Without the pictures, repeat the listing character for character.

+ + + + +

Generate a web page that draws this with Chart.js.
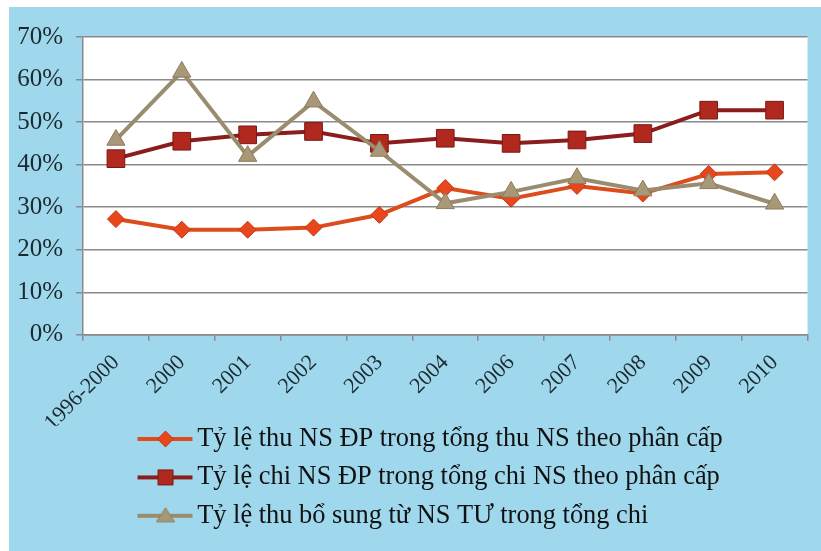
<!DOCTYPE html>
<html>
<head>
<meta charset="utf-8">
<script src="https://cdn.jsdelivr.net/npm/chart.js@4/dist/chart.umd.min.js"></script>
<style>
html, body { margin: 0; padding: 0; background: #fff; }
#khung { position: absolute; left: 9px; top: 7px; width: 812px; height: 544px; background: #9fd8ec; }
</style>
</head>
<body>
<div id="khung"><canvas id="bieuDo" width="812" height="544"></canvas></div>
<script>
const nam = ["1996-2000", "2000", "2001", "2002", "2003", "2004", "2006", "2007", "2008", "2009", "2010"];
const tyLeThu = [27.2, 24.7, 24.7, 25.2, 28.2, 34.5, 32.0, 35.0, 33.2, 37.8, 38.2];
const tyLeChi = [41.4, 45.5, 47.0, 47.8, 45.0, 46.2, 45.0, 45.8, 47.3, 52.8, 52.8];
const tyLeBoSung = [45.8, 61.8, 42.0, 54.8, 43.2, 30.9, 33.6, 36.8, 33.9, 35.6, 30.8];
const moc = [0, 10, 20, 30, 40, 50, 60, 70];

const tenChuoi = [
    "Tỷ lệ thu NS ĐP trong tổng thu NS theo phân cấp",
    "Tỷ lệ chi NS ĐP trong tổng chi NS theo phân cấp",
    "Tỷ lệ thu bổ sung từ NS TƯ trong tổng chi"
];

const phong = "'Liberation Serif', 'Times New Roman', serif";
const mauChu = "#1c2a30";
const mauLuoi = "#8a8a8a";

// bieu tuong chu giai: doan thang + dau diem (phan trai de trong)
function veBieuTuong(duong, nen, vien, kieu) {
    const c = document.createElement("canvas");
    c.width = 184; c.height = 24;
    const g = c.getContext("2d");
    g.strokeStyle = duong; g.lineWidth = 4;
    g.beginPath(); g.moveTo(127, 12); g.lineTo(182, 12); g.stroke();
    g.fillStyle = nen; g.strokeStyle = vien; g.lineWidth = 1;
    const x = 155, y = 12;
    g.beginPath();
    if (kieu === "thoi") {
        g.moveTo(x, y - 8); g.lineTo(x + 8, y); g.lineTo(x, y + 8); g.lineTo(x - 8, y);
    } else if (kieu === "vuong") {
        g.rect(x - 7.5, y - 7.5, 15, 15);
    } else {
        g.moveTo(x, y - 8); g.lineTo(x + 9, y + 6); g.lineTo(x - 9, y + 6);
    }
    g.closePath(); g.fill(); g.stroke();
    return c;
}

const bieuTuong = [
    veBieuTuong("#dc4d1e", "#e8461c", "#c23a12", "thoi"),
    veBieuTuong("#8c1d1d", "#b0281e", "#7a1818", "vuong"),
    veBieuTuong("#9a8c6e", "#a89878", "#8c7c5c", "tamgiac")
];

const nenTrang = {
    id: "nenTrang",
    beforeDraw(chart) {
        const { ctx, chartArea: a } = chart;
        ctx.save();
        ctx.fillStyle = "#fff";
        ctx.fillRect(a.left, a.top, a.right - a.left, a.bottom - a.top);
        ctx.restore();
    }
};

// dua chu giai len sat nhan truc x
const dichChuGiai = {
    id: "dichChuGiai",
    afterLayout(chart) {
        chart.legend.top -= 12;
        chart.legend.bottom -= 12;
    }
};

function veBieuDo() {
    const ctx = document.getElementById("bieuDo").getContext("2d");
    new Chart(ctx, {
        type: "line",
        data: {
            labels: nam,
            datasets: [
                {
                    label: tenChuoi[0], data: tyLeThu, order: 3,
                    borderColor: "#dc4d1e", borderWidth: 4,
                    pointStyle: "rectRot", pointRadius: 8.5, pointBackgroundColor: "#e8461c",
                    pointBorderColor: "#c23a12", pointBorderWidth: 1
                },
                {
                    label: tenChuoi[1], data: tyLeChi, order: 2,
                    borderColor: "#8c1d1d", borderWidth: 4,
                    pointStyle: "rect", pointRadius: 12.5, pointBackgroundColor: "#b0281e",
                    pointBorderColor: "#7a1818", pointBorderWidth: 1
                },
                {
                    label: tenChuoi[2], data: tyLeBoSung, order: 1,
                    borderColor: "#9a8c6e", borderWidth: 4,
                    pointStyle: "triangle", pointRadius: 10.5, pointBackgroundColor: "#a89878",
                    pointBorderColor: "#8c7c5c", pointBorderWidth: 1
                }
            ]
        },
        options: {
            responsive: false,
            animation: false,
            layout: { padding: { left: 0, right: 13, top: 30, bottom: 0 } },
            elements: { line: { tension: 0 } },
            plugins: {
                tooltip: { enabled: false },
                legend: {
                    position: "bottom",
                    align: "start",
                    labels: {
                        usePointStyle: true,
                        pointStyleWidth: 163,
                        padding: 12,
                        color: "#111",
                        font: { family: phong, size: 26.4 },
                        sort: (a, b) => a.datasetIndex - b.datasetIndex,
                        generateLabels(chart) {
                            const ds = Chart.defaults.plugins.legend.labels.generateLabels(chart);
                            ds.forEach(it => { it.pointStyle = bieuTuong[it.datasetIndex]; });
                            return ds;
                        }
                    }
                }
            },
            scales: {
                x: {
                    offset: true,
                    afterFit(s) { s.height = 91; },
                    grid: { offset: true, drawOnChartArea: false, drawTicks: true, tickLength: 6, color: mauLuoi, lineWidth: 1.5 },
                    border: { color: mauLuoi, width: 1.5 },
                    ticks: {
                        autoSkip: false, minRotation: 45, maxRotation: 45, padding: 9,
                        color: mauChu, font: { family: phong, size: 22 }
                    }
                },
                y: {
                    min: 0, max: 70,
                    afterFit(s) { s.width = 74; },
                    afterBuildTicks(s) { s.ticks = moc.map(v => ({ value: v })); },
                    grid: { color: mauLuoi, lineWidth: 1.5, tickLength: 7 },
                    border: { color: mauLuoi, width: 1.5 },
                    ticks: {
                        padding: 13, color: mauChu,
                        font: { family: phong, size: 25 },
                        callback: v => v + "%"
                    }
                }
            }
        },
        plugins: [nenTrang, dichChuGiai]
    });
}

document.fonts.load("24px 'Liberation Serif'").then(veBieuDo, veBieuDo);
</script>
</body>
</html>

+ + + + +

### [Complete output]
Generate a web page that draws this with Chart.js.
<!DOCTYPE html>
<html>
<head>
<meta charset="utf-8">
<script src="https://cdn.jsdelivr.net/npm/chart.js@4/dist/chart.umd.min.js"></script>
<style>
html, body { margin: 0; padding: 0; background: #fff; }
#khung { position: absolute; left: 9px; top: 7px; width: 812px; height: 544px; background: #9fd8ec; }
</style>
</head>
<body>
<div id="khung"><canvas id="bieuDo" width="812" height="544"></canvas></div>
<script>
const nam = ["1996-2000", "2000", "2001", "2002", "2003", "2004", "2006", "2007", "2008", "2009", "2010"];
const tyLeThu = [27.2, 24.7, 24.7, 25.2, 28.2, 34.5, 32.0, 35.0, 33.2, 37.8, 38.2];
const tyLeChi = [41.4, 45.5, 47.0, 47.8, 45.0, 46.2, 45.0, 45.8, 47.3, 52.8, 52.8];
const tyLeBoSung = [45.8, 61.8, 42.0, 54.8, 43.2, 30.9, 33.6, 36.8, 33.9, 35.6, 30.8];
const moc = [0, 10, 20, 30, 40, 50, 60, 70];

const tenChuoi = [
    "Tỷ lệ thu NS ĐP trong tổng thu NS theo phân cấp",
    "Tỷ lệ chi NS ĐP trong tổng chi NS theo phân cấp",
    "Tỷ lệ thu bổ sung từ NS TƯ trong tổng chi"
];

const phong = "'Liberation Serif', 'Times New Roman', serif";
const mauChu = "#1c2a30";
const mauLuoi = "#8a8a8a";

// bieu tuong chu giai: doan thang + dau diem (phan trai de trong)
function veBieuTuong(duong, nen, vien, kieu) {
    const c = document.createElement("canvas");
    c.width = 184; c.height = 24;
    const g = c.getContext("2d");
    g.strokeStyle = duong; g.lineWidth = 4;
    g.beginPath(); g.moveTo(127, 12); g.lineTo(182, 12); g.stroke();
    g.fillStyle = nen; g.strokeStyle = vien; g.lineWidth = 1;
    const x = 155, y = 12;
    g.beginPath();
    if (kieu === "thoi") {
        g.moveTo(x, y - 8); g.lineTo(x + 8, y); g.lineTo(x, y + 8); g.lineTo(x - 8, y);
    } else if (kieu === "vuong") {
        g.rect(x - 7.5, y - 7.5, 15, 15);
    } else {
        g.moveTo(x, y - 8); g.lineTo(x + 9, y + 6); g.lineTo(x - 9, y + 6);
    }
    g.closePath(); g.fill(); g.stroke();
    return c;
}

const bieuTuong = [
    veBieuTuong("#dc4d1e", "#e8461c", "#c23a12", "thoi"),
    veBieuTuong("#8c1d1d", "#b0281e", "#7a1818", "vuong"),
    veBieuTuong("#9a8c6e", "#a89878", "#8c7c5c", "tamgiac")
];

const nenTrang = {
    id: "nenTrang",
    beforeDraw(chart) {
        const { ctx, chartArea: a } = chart;
        ctx.save();
        ctx.fillStyle = "#fff";
        ctx.fillRect(a.left, a.top, a.right - a.left, a.bottom - a.top);
        ctx.restore();
    }
};

// dua chu giai len sat nhan truc x
const dichChuGiai = {
    id: "dichChuGiai",
    afterLayout(chart) {
        chart.legend.top -= 12;
        chart.legend.bottom -= 12;
    }
};

function veBieuDo() {
    const ctx = document.getElementById("bieuDo").getContext("2d");
    new Chart(ctx, {
        type: "line",
        data: {
            labels: nam,
            datasets: [
                {
                    label: tenChuoi[0], data: tyLeThu, order: 3,
                    borderColor: "#dc4d1e", borderWidth: 4,
                    pointStyle: "rectRot", pointRadius: 8.5, pointBackgroundColor: "#e8461c",
                    pointBorderColor: "#c23a12", pointBorderWidth: 1
                },
                {
                    label: tenChuoi[1], data: tyLeChi, order: 2,
                    borderColor: "#8c1d1d", borderWidth: 4,
                    pointStyle: "rect", pointRadius: 12.5, pointBackgroundColor: "#b0281e",
                    pointBorderColor: "#7a1818", pointBorderWidth: 1
                },
                {
                    label: tenChuoi[2], data: tyLeBoSung, order: 1,
                    borderColor: "#9a8c6e", borderWidth: 4,
                    pointStyle: "triangle", pointRadius: 10.5, pointBackgroundColor: "#a89878",
                    pointBorderColor: "#8c7c5c", pointBorderWidth: 1
                }
            ]
        },
        options: {
            responsive: false,
            animation: false,
            layout: { padding: { left: 0, right: 13, top: 30, bottom: 0 } },
            elements: { line: { tension: 0 } },
            plugins: {
                tooltip: { enabled: false },
                legend: {
                    position: "bottom",
                    align: "start",
                    labels: {
                        usePointStyle: true,
                        pointStyleWidth: 163,
                        padding: 12,
                        color: "#111",
                        font: { family: phong, size: 26.4 },
                        sort: (a, b) => a.datasetIndex - b.datasetIndex,
                        generateLabels(chart) {
                            const ds = Chart.defaults.plugins.legend.labels.generateLabels(chart);
                            ds.forEach(it => { it.pointStyle = bieuTuong[it.datasetIndex]; });
                            return ds;
                        }
                    }
                }
            },
            scales: {
                x: {
                    offset: true,
                    afterFit(s) { s.height = 91; },
                    grid: { offset: true, drawOnChartArea: false, drawTicks: true, tickLength: 6, color: mauLuoi, lineWidth: 1.5 },
                    border: { color: mauLuoi, width: 1.5 },
                    ticks: {
                        autoSkip: false, minRotation: 45, maxRotation: 45, padding: 9,
                        color: mauChu, font: { family: phong, size: 22 }
                    }
                },
                y: {
                    min: 0, max: 70,
                    afterFit(s) { s.width = 74; },
                    afterBuildTicks(s) { s.ticks = moc.map(v => ({ value: v })); },
                    grid: { color: mauLuoi, lineWidth: 1.5, tickLength: 7 },
                    border: { color: mauLuoi, width: 1.5 },
                    ticks: {
                        padding: 13, color: mauChu,
                        font: { family: phong, size: 25 },
                        callback: v => v + "%"
                    }
                }
            }
        },
        plugins: [nenTrang, dichChuGiai]
    });
}

document.fonts.load("24px 'Liberation Serif'").then(veBieuDo, veBieuDo);
</script>
</body>
</html>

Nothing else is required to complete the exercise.